Recorded data:

>> start

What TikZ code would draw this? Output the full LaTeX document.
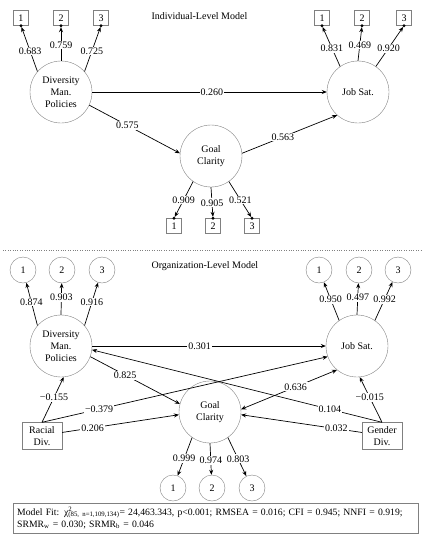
\documentclass[tikz,border=0pt]{standalone}
\usepackage{fontspec}
\setmainfont{Liberation Serif}
\usetikzlibrary{arrows.meta}

\begin{document}
\begin{tikzpicture}[
        x=1pt, y=-1pt,
        every node/.style={font=\fontsize{10}{12}\selectfont},
        latent/.style={circle, draw=gray, thin, minimum size=62pt, inner sep=0pt, align=center},
        item/.style={rectangle, draw=gray, thin, minimum size=15pt, inner sep=0pt},
        itemc/.style={circle, draw=gray, thin, minimum size=26pt, inner sep=0pt},
        cov/.style={rectangle, draw=gray, thin, minimum width=40pt, minimum height=27pt, inner sep=1pt, align=center},
        lbl/.style={fill=white, inner sep=1pt},
        reg/.style={-{Stealth[length=5pt,width=4pt]}, line width=0.7pt},
        dual/.style={{Stealth[length=5pt,width=4pt]}-{Stealth[length=5pt,width=4pt]}, line width=0.7pt},
        fitbox/.style={rectangle, draw=gray, thin, text width=397pt, minimum height=30pt, inner sep=4pt, align=left,
            font=\fontsize{9.7}{12}\selectfont}
    ]
    \useasboundingbox (0,0) rectangle (425,550);

    % Individual-Level Model
    \node[anchor=west] (t1) at (148,16) {Individual-Level Model};

    \node[latent] (dmp) at (61,92)  {Diversity\\Man.\\Policies};
    \node[latent] (js)  at (358,92) {Job Sat.};
    \node[latent] (gc)  at (211,156) {Goal\\Clarity};

    \node[item] (ia1) at (21,18)  {1};
    \node[item] (ia2) at (61,18)  {2};
    \node[item] (ia3) at (101,18) {3};
    \node[item] (jb1) at (322,18) {1};
    \node[item] (jb2) at (362,18) {2};
    \node[item] (jb3) at (404,18) {3};
    \node[item] (gb1) at (174,226) {1};
    \node[item] (gb2) at (213,226) {2};
    \node[item] (gb3) at (252,226) {3};

    \draw[reg, shorten >=1.5pt] (dmp.139) -- node[lbl, pos=0.45] {0.683} (ia1.south);
    \draw[reg, shorten >=1.5pt] (dmp.90)  -- node[lbl, pos=0.45] {0.759} (ia2.south);
    \draw[reg, shorten >=1.5pt] (dmp.41)  -- node[lbl, pos=0.45] {0.725} (ia3.south);
    \draw[reg, shorten >=1.5pt] (js.125)  -- node[lbl, pos=0.45] {0.831} (jb1.south);
    \draw[reg, shorten >=1.5pt] (js.90)   -- node[lbl, pos=0.45] {0.469} (jb2.south);
    \draw[reg, shorten >=1.5pt] (js.55)   -- node[lbl, pos=0.45] {0.920} (jb3.south);
    \draw[reg, shorten >=1.5pt] (gc.235)  -- node[lbl, pos=0.5] {0.909} (gb1.north);
    \draw[reg, shorten >=1.5pt] (gc.270)  -- node[lbl, pos=0.5] {0.905} (gb2.north);
    \draw[reg, shorten >=1.5pt] (gc.305)  -- node[lbl, pos=0.5] {0.521} (gb3.north);

    \foreach \b in {ia1,ia2,ia3,jb1,jb2,jb3}
        \fill (\b.south) circle (1.6pt);
    \foreach \b in {gb1,gb2,gb3}
        \fill (\b.north) circle (1.6pt);

    \draw[reg] (dmp.east) -- node[lbl, pos=0.51] {0.260} (js.west);
    \draw[reg] (dmp.-25)  -- node[lbl, pos=0.42] {0.575} (gc.175);
    \draw[reg] (gc.5)     -- node[lbl, pos=0.43] {0.563} (js.228);

    % Trenner
    \draw[gray, dotted, thin] (3,250) -- (422,250);

    % Organization-Level Model
    \node[anchor=west] (t2) at (148,266) {Organization-Level Model};

    \node[latent] (dmp2) at (61,346)  {Diversity\\Man.\\Policies};
    \node[latent] (js2)  at (357,346) {Job Sat.};
    \node[latent] (gc2)  at (210,412) {Goal\\Clarity};

    \node[itemc] (oa1) at (23,270)  {1};
    \node[itemc] (oa2) at (62,270)  {2};
    \node[itemc] (oa3) at (102,270) {3};
    \node[itemc] (ob1) at (319,270) {1};
    \node[itemc] (ob2) at (359,270) {2};
    \node[itemc] (ob3) at (398,270) {3};
    \node[itemc] (oc1) at (173,488) {1};
    \node[itemc] (oc2) at (212,488) {2};
    \node[itemc] (oc3) at (252,488) {3};

    \node[cov] (rd) at (42,436)  {Racial\\Div.};
    \node[cov] (gd) at (382,436) {Gender\\Div.};

    \draw[reg] (dmp2.139) -- node[lbl, pos=0.55] {0.874} (oa1);
    \draw[reg] (dmp2.90)  -- node[lbl, pos=0.55] {0.903} (oa2);
    \draw[reg] (dmp2.41)  -- node[lbl, pos=0.55] {0.916} (oa3);
    \draw[reg] (js2.125)  -- node[lbl, pos=0.55] {0.950} (ob1);
    \draw[reg] (js2.90)   -- node[lbl, pos=0.55] {0.497} (ob2);
    \draw[reg] (js2.55)   -- node[lbl, pos=0.55] {0.992} (ob3);
    \draw[reg] (gc2.235)  -- node[lbl, pos=0.55] {0.999} (oc1);
    \draw[reg] (gc2.270)  -- node[lbl, pos=0.55] {0.974} (oc2);
    \draw[reg] (gc2.305)  -- node[lbl, pos=0.55] {0.803} (oc3);

    \draw[reg]  (dmp2.east) -- node[lbl, pos=0.46] {0.301} (js2.west);
    \draw[reg]  (dmp2.-20)  -- node[lbl, pos=0.39] {0.825} (gc2.165);
    \draw[dual] (gc2.5)     -- node[lbl, pos=0.57] {0.636} (js2.230);

    \draw[reg] (rd.north) -- node[lbl, pos=0.55] {−0.155} (dmp2.275);
    \draw[reg] (rd.north) -- node[lbl, pos=0.20] {−0.379} (js2.200);
    \draw[reg] (rd.10)    -- node[lbl, pos=0.26] {0.206} (gc2.185);

    \draw[reg] (gd.north) -- node[lbl, pos=0.55] {−0.015} (js2.275);
    \draw[reg] (gd.north) -- node[lbl, pos=0.18] {0.104} (dmp2.-7);
    \draw[reg] (gd.170)   -- node[lbl, pos=0.21] {0.032} (gc2.-5);

    % Model Fit
    \node[fitbox, anchor=north west] (fit) at (13,503)
        {Model Fit: χ\rlap{\textsuperscript{2}}\textsubscript{(85, n=1,109,134)}= 24,463.343, p<0.001; RMSEA = 0.016; CFI = 0.945; NNFI = 0.919;\\
         SRMR\textsubscript{w} = 0.030; SRMR\textsubscript{b} = 0.046};

\end{tikzpicture}
\end{document}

>> end

Work to be completed:
Leave the pictures out and copy the rest of the data exactly.

Answer to this problem:
What TikZ code would draw this? Output the full LaTeX document.
\documentclass[tikz,border=0pt]{standalone}
\usepackage{fontspec}
\setmainfont{Liberation Serif}
\usetikzlibrary{arrows.meta}

\begin{document}
\begin{tikzpicture}[
        x=1pt, y=-1pt,
        every node/.style={font=\fontsize{10}{12}\selectfont},
        latent/.style={circle, draw=gray, thin, minimum size=62pt, inner sep=0pt, align=center},
        item/.style={rectangle, draw=gray, thin, minimum size=15pt, inner sep=0pt},
        itemc/.style={circle, draw=gray, thin, minimum size=26pt, inner sep=0pt},
        cov/.style={rectangle, draw=gray, thin, minimum width=40pt, minimum height=27pt, inner sep=1pt, align=center},
        lbl/.style={fill=white, inner sep=1pt},
        reg/.style={-{Stealth[length=5pt,width=4pt]}, line width=0.7pt},
        dual/.style={{Stealth[length=5pt,width=4pt]}-{Stealth[length=5pt,width=4pt]}, line width=0.7pt},
        fitbox/.style={rectangle, draw=gray, thin, text width=397pt, minimum height=30pt, inner sep=4pt, align=left,
            font=\fontsize{9.7}{12}\selectfont}
    ]
    \useasboundingbox (0,0) rectangle (425,550);

    % Individual-Level Model
    \node[anchor=west] (t1) at (148,16) {Individual-Level Model};

    \node[latent] (dmp) at (61,92)  {Diversity\\Man.\\Policies};
    \node[latent] (js)  at (358,92) {Job Sat.};
    \node[latent] (gc)  at (211,156) {Goal\\Clarity};

    \node[item] (ia1) at (21,18)  {1};
    \node[item] (ia2) at (61,18)  {2};
    \node[item] (ia3) at (101,18) {3};
    \node[item] (jb1) at (322,18) {1};
    \node[item] (jb2) at (362,18) {2};
    \node[item] (jb3) at (404,18) {3};
    \node[item] (gb1) at (174,226) {1};
    \node[item] (gb2) at (213,226) {2};
    \node[item] (gb3) at (252,226) {3};

    \draw[reg, shorten >=1.5pt] (dmp.139) -- node[lbl, pos=0.45] {0.683} (ia1.south);
    \draw[reg, shorten >=1.5pt] (dmp.90)  -- node[lbl, pos=0.45] {0.759} (ia2.south);
    \draw[reg, shorten >=1.5pt] (dmp.41)  -- node[lbl, pos=0.45] {0.725} (ia3.south);
    \draw[reg, shorten >=1.5pt] (js.125)  -- node[lbl, pos=0.45] {0.831} (jb1.south);
    \draw[reg, shorten >=1.5pt] (js.90)   -- node[lbl, pos=0.45] {0.469} (jb2.south);
    \draw[reg, shorten >=1.5pt] (js.55)   -- node[lbl, pos=0.45] {0.920} (jb3.south);
    \draw[reg, shorten >=1.5pt] (gc.235)  -- node[lbl, pos=0.5] {0.909} (gb1.north);
    \draw[reg, shorten >=1.5pt] (gc.270)  -- node[lbl, pos=0.5] {0.905} (gb2.north);
    \draw[reg, shorten >=1.5pt] (gc.305)  -- node[lbl, pos=0.5] {0.521} (gb3.north);

    \foreach \b in {ia1,ia2,ia3,jb1,jb2,jb3}
        \fill (\b.south) circle (1.6pt);
    \foreach \b in {gb1,gb2,gb3}
        \fill (\b.north) circle (1.6pt);

    \draw[reg] (dmp.east) -- node[lbl, pos=0.51] {0.260} (js.west);
    \draw[reg] (dmp.-25)  -- node[lbl, pos=0.42] {0.575} (gc.175);
    \draw[reg] (gc.5)     -- node[lbl, pos=0.43] {0.563} (js.228);

    % Trenner
    \draw[gray, dotted, thin] (3,250) -- (422,250);

    % Organization-Level Model
    \node[anchor=west] (t2) at (148,266) {Organization-Level Model};

    \node[latent] (dmp2) at (61,346)  {Diversity\\Man.\\Policies};
    \node[latent] (js2)  at (357,346) {Job Sat.};
    \node[latent] (gc2)  at (210,412) {Goal\\Clarity};

    \node[itemc] (oa1) at (23,270)  {1};
    \node[itemc] (oa2) at (62,270)  {2};
    \node[itemc] (oa3) at (102,270) {3};
    \node[itemc] (ob1) at (319,270) {1};
    \node[itemc] (ob2) at (359,270) {2};
    \node[itemc] (ob3) at (398,270) {3};
    \node[itemc] (oc1) at (173,488) {1};
    \node[itemc] (oc2) at (212,488) {2};
    \node[itemc] (oc3) at (252,488) {3};

    \node[cov] (rd) at (42,436)  {Racial\\Div.};
    \node[cov] (gd) at (382,436) {Gender\\Div.};

    \draw[reg] (dmp2.139) -- node[lbl, pos=0.55] {0.874} (oa1);
    \draw[reg] (dmp2.90)  -- node[lbl, pos=0.55] {0.903} (oa2);
    \draw[reg] (dmp2.41)  -- node[lbl, pos=0.55] {0.916} (oa3);
    \draw[reg] (js2.125)  -- node[lbl, pos=0.55] {0.950} (ob1);
    \draw[reg] (js2.90)   -- node[lbl, pos=0.55] {0.497} (ob2);
    \draw[reg] (js2.55)   -- node[lbl, pos=0.55] {0.992} (ob3);
    \draw[reg] (gc2.235)  -- node[lbl, pos=0.55] {0.999} (oc1);
    \draw[reg] (gc2.270)  -- node[lbl, pos=0.55] {0.974} (oc2);
    \draw[reg] (gc2.305)  -- node[lbl, pos=0.55] {0.803} (oc3);

    \draw[reg]  (dmp2.east) -- node[lbl, pos=0.46] {0.301} (js2.west);
    \draw[reg]  (dmp2.-20)  -- node[lbl, pos=0.39] {0.825} (gc2.165);
    \draw[dual] (gc2.5)     -- node[lbl, pos=0.57] {0.636} (js2.230);

    \draw[reg] (rd.north) -- node[lbl, pos=0.55] {−0.155} (dmp2.275);
    \draw[reg] (rd.north) -- node[lbl, pos=0.20] {−0.379} (js2.200);
    \draw[reg] (rd.10)    -- node[lbl, pos=0.26] {0.206} (gc2.185);

    \draw[reg] (gd.north) -- node[lbl, pos=0.55] {−0.015} (js2.275);
    \draw[reg] (gd.north) -- node[lbl, pos=0.18] {0.104} (dmp2.-7);
    \draw[reg] (gd.170)   -- node[lbl, pos=0.21] {0.032} (gc2.-5);

    % Model Fit
    \node[fitbox, anchor=north west] (fit) at (13,503)
        {Model Fit: χ\rlap{\textsuperscript{2}}\textsubscript{(85, n=1,109,134)}= 24,463.343, p<0.001; RMSEA = 0.016; CFI = 0.945; NNFI = 0.919;\\
         SRMR\textsubscript{w} = 0.030; SRMR\textsubscript{b} = 0.046};

\end{tikzpicture}
\end{document}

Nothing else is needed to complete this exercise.